Despite New Ways of Giving, Grant Makers Say No Big Shift Is Afoot
April 11, 2016 | Read Time: 3 minutes
Philanthropy is awash with new approaches to promoting social and environmental change, but speakers and participants at a national gathering of grant makers questioned whether a fundamental shift in traditional philanthropy was under way.
Participants at the annual Council on Foundations gathering in the nation’s capital debated the broader impact of recent developments such as Mark Zuckerberg and Priscilla Chan’s announcement that they were forming a limited-liability corporation rather than a private foundation to carry out their commitment to social good.
By 10:01 a.m., the doors were closed to the conference’s session on “Philanthropy Outside the Tax-Exempt Model” because the room had reached capacity. But a few more enterprising attendees managed to squeeze in and snag space on the floor.

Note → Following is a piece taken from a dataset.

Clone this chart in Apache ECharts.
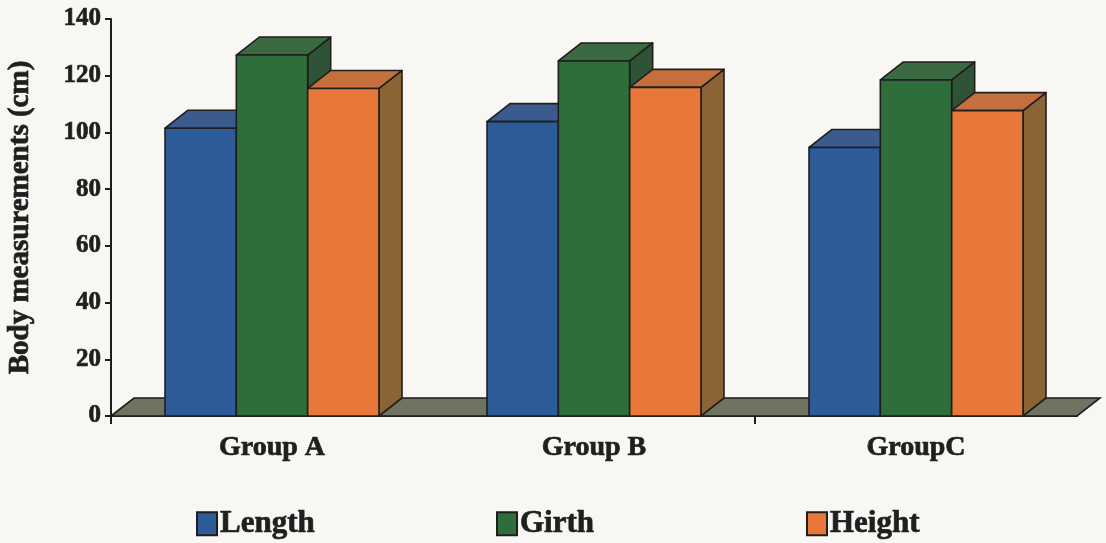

Presenter Sarah Duniway, a managing partner who specializes in tax-exempt issues at the law firm Gray Plant Mooty, said Ms. Chan and Mr. Zuckerberg don’t just want to make grants, they want to lobby the government, give freely to foreign organizations, and work without the public scrutiny to which traditional foundations are subject.
“Will this be a game-changer?” one attendee asked about the LLC structure.
“Choices of legal entities are rarely game-changers,” Ms. Duniway replied. But Ms. Chan and Mr. Zuckerberg’s “view of what they want to accomplish is much more expansive than what historically we’ve thought of philanthropy.”
Changing Roles
Meanwhile, some foundations have been tinkering with their traditional roles. Instead of focusing on straight cash grants, foundations are increasingly exploring new modes of giving through impact investments, pay-for-success deals, and crowdfunding efforts.
Una Osili, director of research at the Indiana University Lily School of Philanthropy, told conference attendees that much of the emphasis on new philanthropic structures suggests a “disruption” in the field of giving.
But, she reminded them, many things haven’t changed: “Individual donors are still the drivers of philanthropy, and religious groups still receive the lion’s share” of gifts.
Joshua Mintz, general counsel of the John D. and Catherine T. MacArthur Foundation, agreed, calling many of the recent efforts “old wine in a new bottle.”
He said that while impact investing is currently in vogue, his Chicago foundation has been making program-related investments for years. And while the Zuckerberg-Chan LLC structure made headlines, big donors including Pierre Omidyar and Jeff Skoll and other family philanthropies have used the structure.
“Today looks a lot like yesterday,” he said.
That doesn’t mean foundation practices haven’t shifted recently, Mr. Mintz said. The amount of “transparency” and data sharing expected today from private grant makers would shock foundation leaders of the past, he said.
“That’s an extraordinary change,” he said.
Diversity Debate
The conference covered a wide variety of topics, and diversity was among the hot issues.
Over the past five years, foundations have made mixed progress in hiring more women and minority employees and executives, according to a report released at the conference by the D5 Coalition, a group of more than 12 nonprofits that has pushed for more diversity in the nonprofit world.
Using 2014 data collected by the Council on Foundations, the D5 Coalition found that 55 percent of foundation presidents are women, as are 77 percent of foundations’ program officers. It also found that 3.4 percent of foundation presidents and 12.7 percent of program officers are black. Latinos held 2.3 percent of foundation-president positions and 10.2 percent of program-officer jobs.
Maria Teresa Kumar, founder of Voto Latino, expressed disappointment that she wasn’t hearing broader condemnation from nonprofits regarding statements about immigration made by Republican presidential front-runner Donald Trump. Although she declined to refer to Mr. Trump by name, her meaning was clear. She said his comments “made Latinos feel very alone,” because other groups working for social justice didn’t express outrage.